The subtlety lies in the ambiguity caused by equal signs. For example, a string like <=< leaves room for multiple consistent sequences of numbers. One can imagine [1, 2, 2, 1] or [2, 2, 3, 1]. In such cases, the first and last elements cannot be uniquely compared. Another edge case is a string of only equal signs, such as ===, which directly implies that all elements are equal, and thus the first and last are equal as well.

Approaches

The naive approach is to try reconstructing sequences of numbers consistent with the given relations and then check if the comparison of the first and last elements varies. This could be done by trying all possible integer assignments, but even for length 100 this would explode combinatorially. Conceptually, it works because if any pair of sequences produces different results for the first and last elements, the comparison is ambiguous. The problem with brute force is that we do not need the actual values, only the relative changes, so enumerating numbers is overkill.

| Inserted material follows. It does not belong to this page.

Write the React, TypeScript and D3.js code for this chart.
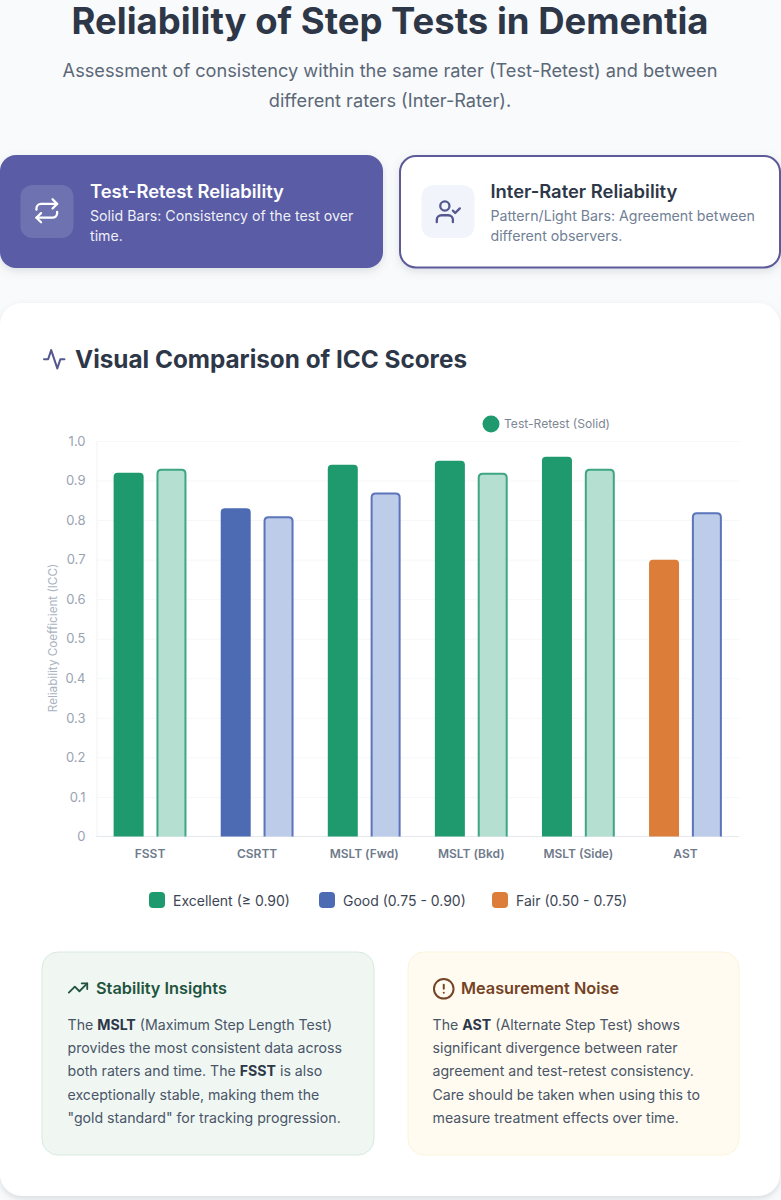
import { useEffect, useRef } from "react";
import * as d3 from "d3";

const categories = ["FSST", "CSRTT", "MSLT (Fwd)", "MSLT (Bkd)", "MSLT (Side)", "AST"];
const testRetest = [0.92, 0.83, 0.94, 0.95, 0.96, 0.7];
const interRater = [0.93, 0.81, 0.87, 0.92, 0.93, 0.82];
const seriesNames = ["testRetest", "interRater"];
const yTicks = [0, 0.1, 0.2, 0.3, 0.4, 0.5, 0.6, 0.7, 0.8, 0.9, 1];

const GREEN = "#1f9a6f";
const BLUE = "#4c6bb3";
const ORANGE = "#dc7d39";
const LIGHT_GREEN = "#b4dfd1";
const LIGHT_BLUE = "#bccce9";
const testColors = [GREEN, BLUE, GREEN, GREEN, GREEN, ORANGE];
const interFills = [LIGHT_GREEN, LIGHT_BLUE, LIGHT_BLUE, LIGHT_GREEN, LIGHT_GREEN, LIGHT_BLUE];
const interStrokes = ["#3ea585", "#5b74ba", "#5b74ba", "#3ea585", "#3ea585", "#5b74ba"];

const legendLabels = ["Excellent (≥ 0.90)", "Good (0.75 - 0.90)", "Fair (0.50 - 0.75)"];
const legendColors = [GREEN, BLUE, ORANGE];
const legendX = [149, 319, 492];

const subtitleLines = [
  "Assessment of consistency within the same rater (Test-Retest) and between",
  "different raters (Inter-Rater).",
];
// [text, bold] runs per line
const stabilityLines: [string, boolean][][] = [
  [["The ", false], ["MSLT", true], [" (Maximum Step Length Test)", false]],
  [["provides the most consistent data across", false]],
  [["both raters and time. The ", false], ["FSST", true], [" is also", false]],
  [["exceptionally stable, making them the", false]],
  [['"gold standard" for tracking progression.', false]],
];
const noiseLines: [string, boolean][][] = [
  [["The ", false], ["AST", true], [" (Alternate Step Test) shows", false]],
  [["significant divergence between rater", false]],
  [["agreement and test-retest consistency.", false]],
  [["Care should be taken when using this to", false]],
  [["measure treatment effects over time.", false]],
];

const FONT = "Inter, sans-serif";
const W = 781;
const H = 1200;

export default function App() {
  const ref = useRef<SVGSVGElement | null>(null);

  useEffect(() => {
    const svg = d3.select(ref.current);
    svg.selectAll("*").remove();
    svg.attr("viewBox", `0 0 ${W} ${H}`).attr("font-family", FONT);

    const defs = svg.append("defs");
    const shadow = (id: string, dy: number, blur: number, op: number) =>
      defs
        .append("filter")
        .attr("id", id)
        .attr("x", "-10%")
        .attr("y", "-10%")
        .attr("width", "120%")
        .attr("height", "125%")
        .append("feDropShadow")
        .attr("dx", 0)
        .attr("dy", dy)
        .attr("stdDeviation", blur)
        .attr("flood-color", "#64748b")
        .attr("flood-opacity", op);
    shadow("cardShadow", 3, 4, 0.2);
    shadow("mainShadow", 3, 3, 0.22);

    svg.append("rect").attr("width", W).attr("height", H).attr("fill", "#f9fafb");

    // header
    svg
      .append("text")
      .attr("x", 390)
      .attr("y", 34)
      .attr("text-anchor", "middle")
      .attr("font-size", 36.5)
      .attr("font-weight", 700)
      .attr("fill", "#2d3748")
      .text("Reliability of Step Tests in Dementia");
    subtitleLines.forEach((t, i) => {
      svg
        .append("text")
        .attr("x", 390)
        .attr("y", 77 + i * 30)
        .attr("text-anchor", "middle")
        .attr("font-size", 18.2)
        .attr("fill", "#5b6878")
        .text(t);
    });

    const icon = (x: number, y: number, scale: number, color: string, draw: (g: any) => void) => {
      const g = svg
        .append("g")
        .attr("transform", `translate(${x},${y}) scale(${scale})`)
        .attr("fill", "none")
        .attr("stroke", color)
        .attr("stroke-width", 2)
        .attr("stroke-linecap", "round")
        .attr("stroke-linejoin", "round");
      draw(g);
    };
    const paths = (...ds: string[]) => (g: any) => ds.forEach((d) => g.append("path").attr("d", d));

    // top cards
    svg
      .append("rect")
      .attr("x", 0)
      .attr("y", 155)
      .attr("width", 383)
      .attr("height", 113)
      .attr("rx", 16)
      .attr("fill", "#5a5da6")
      .attr("filter", "url(#cardShadow)");
    svg
      .append("rect")
      .attr("x", 400)
      .attr("y", 156)
      .attr("width", 380)
      .attr("height", 111.5)
      .attr("rx", 16)
      .attr("fill", "#fff")
      .attr("stroke", "#5b5a98")
      .attr("stroke-width", 2)
      .attr("filter", "url(#cardShadow)");
    svg
      .append("rect")
      .attr("x", 20.5)
      .attr("y", 185)
      .attr("width", 53)
      .attr("height", 53)
      .attr("rx", 12)
      .attr("fill", "#fff")
      .attr("fill-opacity", 0.13);
    svg
      .append("rect")
      .attr("x", 421.5)
      .attr("y", 185)
      .attr("width", 53)
      .attr("height", 53)
      .attr("rx", 12)
      .attr("fill", "#f1f4fa");
    icon(33, 197, 1.15, "#ffffff", paths("m17 2 4 4-4 4", "M3 11v-1a4 4 0 0 1 4-4h14", "m7 22-4-4 4-4", "M21 13v1a4 4 0 0 1-4 4H3"));
    icon(434.5, 198, 1.15, "#55588f", (g) => {
      paths("M16 21v-2a4 4 0 0 0-4-4H6a4 4 0 0 0-4 4v2", "m16 11 2 2 4-4")(g);
      g.append("circle").attr("cx", 9).attr("cy", 7).attr("r", 4);
    });

    const cardText = (x: number, title: string, lines: string[], tc: string, lc: string, op = 1) => {
      svg
        .append("text")
        .attr("x", x)
        .attr("y", 197.5)
        .attr("font-size", 18.4)
        .attr("font-weight", 600)
        .attr("fill", tc)
        .text(title);
      lines.forEach((t, i) => {
        svg
          .append("text")
          .attr("x", x)
          .attr("y", 221 + i * 20)
          .attr("font-size", 14.2)
          .attr("fill", lc)
          .attr("fill-opacity", op)
          .text(t);
      });
    };
    cardText(90, "Test-Retest Reliability", ["Solid Bars: Consistency of the test over", "time."], "#ffffff", "#ffffff", 0.92);
    cardText(490.5, "Inter-Rater Reliability", ["Pattern/Light Bars: Agreement between", "different observers."], "#2d3748", "#718096");

    // main card
    svg
      .append("rect")
      .attr("x", 0)
      .attr("y", 303)
      .attr("width", 780)
      .attr("height", 893)
      .attr("rx", 22)
      .attr("fill", "#fff")
      .attr("filter", "url(#mainShadow)");
    icon(42, 347, 1.02, "#55588f", paths("M22 12h-4l-3 9L9 3l-3 9H2"));
    svg
      .append("text")
      .attr("x", 75)
      .attr("y", 368)
      .attr("font-size", 24.3)
      .attr("font-weight", 700)
      .attr("fill", "#2d3748")
      .text("Visual Comparison of ICC Scores");

    // chart
    const x0 = d3.scaleBand().domain(categories).range([96.5, 739]);
    const x1 = d3
      .scaleBand()
      .domain(seriesNames)
      .range([x0.bandwidth() * 0.1, x0.bandwidth() * 0.9]);
    const y = d3.scaleLinear().domain([0, 1]).range([836.5, 441]);

    const yAxis = d3
      .axisLeft(y)
      .tickValues(yTicks)
      .tickSize(0)
      .tickPadding(11)
      .tickFormat((d) => (+d === 0 ? "0" : d3.format(".1f")(+d)));
    const gy = svg.append("g").attr("transform", "translate(96.5,0)").call(yAxis);
    gy.select(".domain").attr("stroke", "#f0f2f4").attr("stroke-width", 1);
    gy.selectAll("text")
      .attr("font-family", FONT)
      .attr("font-size", 13)
      .attr("fill", "#9aa3b2");
    gy.selectAll(".tick")
      .filter((d) => +(d as number) !== 0)
      .append("line")
      .attr("x2", 642.5)
      .attr("stroke", "#f6f7f8");
    svg
      .append("line")
      .attr("x1", 96.5)
      .attr("x2", 739)
      .attr("y1", y(0))
      .attr("y2", y(0))
      .attr("stroke", "#e5e8ec")
      .attr("stroke-width", 1.2);

    const xAxis = d3.axisBottom(x0).tickSize(0).tickPadding(13);
    const gx = svg.append("g").attr("transform", `translate(0,${y(0)})`).call(xAxis);
    gx.select(".domain").remove();
    gx.selectAll("text")
      .attr("font-family", FONT)
      .attr("font-size", 12)
      .attr("font-weight", 600)
      .attr("fill", "#6f7a8b");

    svg
      .append("text")
      .attr("transform", "translate(57,638) rotate(-90)")
      .attr("text-anchor", "middle")
      .attr("font-size", 11.7)
      .attr("fill", "#a9b2c1")
      .text("Reliability Coefficient (ICC)");

    // rounded-top bars, inset keeps a border inside the bar's value
    const barPath = (cx: number, w: number, v: number, r: number, inset = 0) => {
      const l = cx - w / 2;
      const top = y(v) + inset;
      const p = d3.path();
      p.moveTo(l, y(0));
      p.lineTo(l, top + r);
      p.quadraticCurveTo(l, top, l + r, top);
      p.lineTo(l + w - r, top);
      p.quadraticCurveTo(l + w, top, l + w, top + r);
      p.lineTo(l + w, y(0));
      return p.toString();
    };
    const groups = svg
      .append("g")
      .selectAll("g")
      .data(categories)
      .join("g")
      .attr("transform", (d) => `translate(${x0(d)},0)`);
    groups
      .append("path")
      .attr("d", (_, i) => barPath(x1("testRetest")! + x1.bandwidth() / 2, 30, testRetest[i], 4))
      .attr("fill", (_, i) => testColors[i]);
    groups
      .append("path")
      .attr("d", (_, i) => barPath(x1("interRater")! + x1.bandwidth() / 2, 28, interRater[i], 4, 1))
      .attr("fill", (_, i) => interFills[i])
      .attr("stroke", (_, i) => interStrokes[i])
      .attr("stroke-width", 2);

    // legends
    svg.append("circle").attr("cx", 491).attr("cy", 424).attr("r", 8.5).attr("fill", GREEN);
    svg
      .append("text")
      .attr("x", 504)
      .attr("y", 428)
      .attr("font-size", 12.1)
      .attr("fill", "#7d8694")
      .text("Test-Retest (Solid)");

    legendLabels.forEach((t, i) => {
      svg
        .append("rect")
        .attr("x", legendX[i])
        .attr("y", 892)
        .attr("width", 16)
        .attr("height", 16)
        .attr("rx", 4)
        .attr("fill", legendColors[i]);
      svg
        .append("text")
        .attr("x", legendX[i] + 24)
        .attr("y", 905.5)
        .attr("font-size", 14)
        .attr("fill", "#3d4654")
        .text(t);
    });

    // insight cards
    const insight = (
      x: number,
      w: number,
      fill: string,
      stroke: string,
      title: string,
      titleColor: string,
      titleX: number,
      textX: number,
      lines: [string, boolean][][]
    ) => {
      svg
        .append("rect")
        .attr("x", x)
        .attr("y", 952)
        .attr("width", w)
        .attr("height", 203)
        .attr("rx", 16)
        .attr("fill", fill)
        .attr("stroke", stroke);
      svg
        .append("text")
        .attr("x", titleX)
        .attr("y", 994)
        .attr("font-size", 16.3)
        .attr("font-weight", 600)
        .attr("fill", titleColor)
        .text(title);
      lines.forEach((runs, i) => {
        const t = svg
          .append("text")
          .attr("x", textX)
          .attr("y", 1030 + i * 23.2)
          .attr("font-size", 14.15)
          .attr("fill", "#4a5568");
        runs.forEach(([s, b]) => {
          t.append("tspan")
            .attr("font-weight", b ? 700 : 400)
            .attr("fill", b ? "#2d3748" : "#4a5568")
            .style("white-space", "pre")
            .text(s);
        });
      });
    };
    insight(42, 332, "#f0f7f3", "#d7e9e1", "Stability Insights", "#22543d", 96, 67.5, stabilityLines);
    insight(408, 331, "#fffbf0", "#fbf3dc", "Measurement Noise", "#744225", 461, 432.5, noiseLines);
    icon(67, 977, 0.92, "#22543d", paths("m22 7-8.5 8.5-5-5L2 17", "M16 7h6v6"));
    icon(432, 977, 0.98, "#744225", (g) => {
      g.append("circle").attr("cx", 12).attr("cy", 12).attr("r", 10);
      paths("M12 8v4", "M12 16h.01")(g);
    });
  }, []);

  return (
    <svg
      ref={ref}
      width={W}
      height={H}
      style={{ position: "absolute", left: 0, top: 0, display: "block" }}
    />
  );
}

The optimal approach observes that the only comparisons that matter are the leftmost and rightmost non-equal signs. If the first non-equal sign is a less-than, then the first element is potentially smaller than the next one. Similarly, if the last non-equal sign is a greater-than, it indicates a decrease towards the end. If the string contains only <, only >, or a combination without conflicting directions, we can directly determine the relation of the first and last elements. The ambiguity arises precisely when the sequence contains both < and > signs separated by zero or more equal signs. Any equal signs in between do not affect the ordering, so the problem reduces to checking for the presence of both < and > in the string. If both exist, the answer is ?. Otherwise, the answer is the single direction present, or = if only equal signs exist.

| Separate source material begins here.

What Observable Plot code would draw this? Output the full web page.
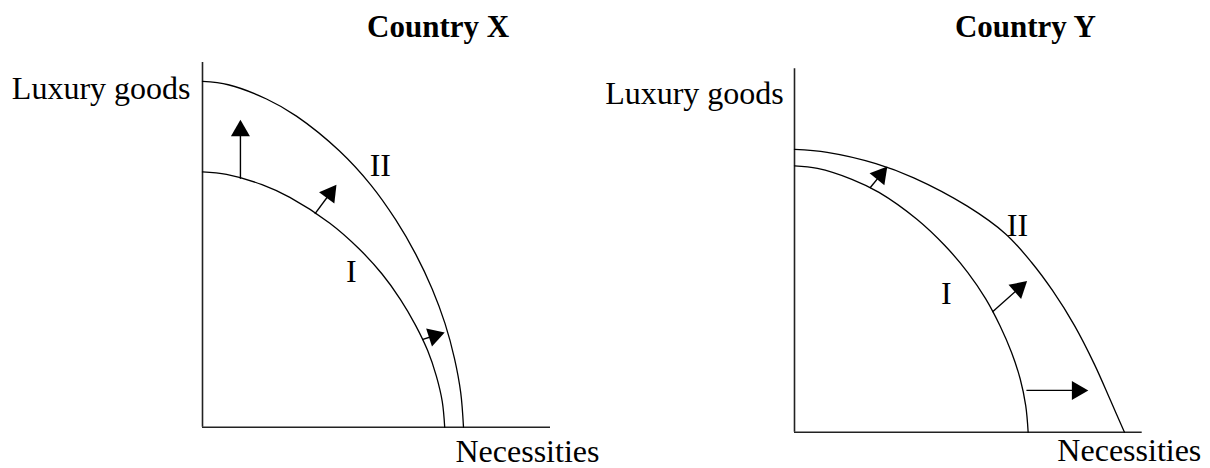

Approach Time Complexity Space Complexity Verdict
Brute Force O(3^n) O(n) Too slow
Optimal O(n) O(1) Accepted

Algorithm Walkthrough

  1. For each test case, examine the string of comparisons. Count whether there is at least one < and at least one > in the string. Equal signs are ignored because they do not change the relative order and can be merged into either direction.
  2. If both < and > are present, return ?. This captures the ambiguity: there exist sequences consistent with the string that make the first element both smaller and larger than the last element.
  3. If only < signs are present, return < since all transitions indicate non-decreasing order leading to the last element being at least as large as the first. Similarly, if only > signs are present, return >.
  4. If there are only = signs, return = since all elements are equal.

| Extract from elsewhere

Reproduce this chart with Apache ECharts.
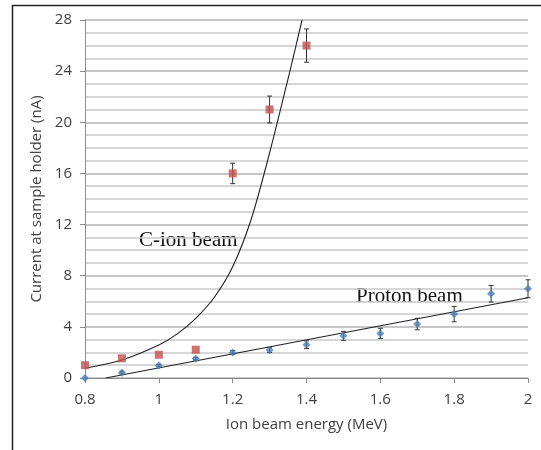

Why it works: The key property is that only the outermost directional changes determine the possible ordering of the first and last elements. Equal signs do not introduce ambiguity, and the presence of both < and > anywhere in the sequence allows constructing multiple consistent sequences where the first and last elements can be either less than or greater than each other. This invariant ensures correctness without explicit reconstruction of values.

Python Solution

import sys
input = sys.stdin.readline

t = int(input())
for _ in range(t):
    s = input().strip()
    has_less = '<' in s
    has_greater = '>' in s
    if has_less and has_greater:
        print('?')
    elif has_less:
        print('<')
    elif has_greater:
        print('>')
    else:
        print('=')

The solution reads the number of test cases, then iterates over each comparison string. The key decision is made by detecting the presence of < and > in the string. This avoids any unnecessary attempts to assign actual numbers to array positions. Handling the string with strip() ensures that trailing newline characters do not interfere with the containment checks. The order of the conditional checks is also important: the ambiguous case is tested first, followed by the single-direction cases, and finally the all-equal case.

Worked Examples

Sample 1: >>>

Step has_less has_greater Output
'>>>' False True '>'

All signs are >, so the first element is greater than the last.

Sample 2: <><=<

Step has_less has_greater Output
'<><=<' True True '?'

Both < and > exist, making the first-to-last comparison ambiguous.

These traces show that the algorithm correctly identifies the presence of both directions as the source of ambiguity, and sequences with only one direction or all equal signs lead to a unique determination.

Complexity Analysis

Measure Complexity Explanation
Time O(n) We scan each comparison string once for < and > in each test case. Total operations are proportional to the sum of string lengths.
Space O(1) Only two boolean flags are used per test case, and no extra arrays or data structures are needed.

Given n ≤ 100 and t ≤ 500, the total work is at most 50,000 operations, which is negligible relative to the 2-second limit. Memory usage is also minimal, so the solution easily fits within constraints.

Test Cases

import sys, io

def run(inp: str) -> str:
    sys.stdin = io.StringIO(inp)
    t = int(input())
    out = []
    for _ in range(t):
        s = input().strip()
        has_less = '<' in s
        has_greater = '>' in s
        if has_less and has_greater:
            out.append('?')
        elif has_less:
            out.append('<')
        elif has_greater:
            out.append('>')
        else:
            out.append('=')
    return '\n'.join(out)

# provided samples
assert run("4\n>>>\n<><=<\n=\n<<==") == ">\n?\n=\n<", "sample 1"

# custom cases
assert run("1\n<") == "<", "single less"
assert run("1\n>") == ">", "single greater"
assert run("1\n=") == "=", "single equal"
assert run("1\n<<<<<") == "<", "all less"
assert run("1\n>>>>>") == ">", "all greater"
assert run("1\n<><><>") == "?", "alternating ambiguity"
assert run("1\n=====") == "=", "all equal signs"
assert run("1\n<==>") == "?", "equal signs in between both directions"
Test input Expected output What it validates
< < Single comparison, simple case
> > Single comparison, simple case
= = Single comparison equal
<<<<< < Multiple less-than signs only
>>>>> > Multiple greater-than signs only
<><><> ? Alternating directions, ambiguity
===== = All equal signs
<==> ? Equal signs separating conflicting directions

Edge Cases

Consider the input <==>. The algorithm sets has_less = True and has_greater = True, so the output is ?. This is correct because we can construct sequences like [1, 2, 2, 0] making a_1 > a_n, or [0, 1, 1, 2] making a_1 < a_n. The equal signs do not prevent the ambiguity. This confirms that equal signs are properly ignored in determining conflicts.

For ====, has_less = False and has_greater = False, leading to output =. This correctly handles the edge case where all elements are equal, including arrays of minimum length 2.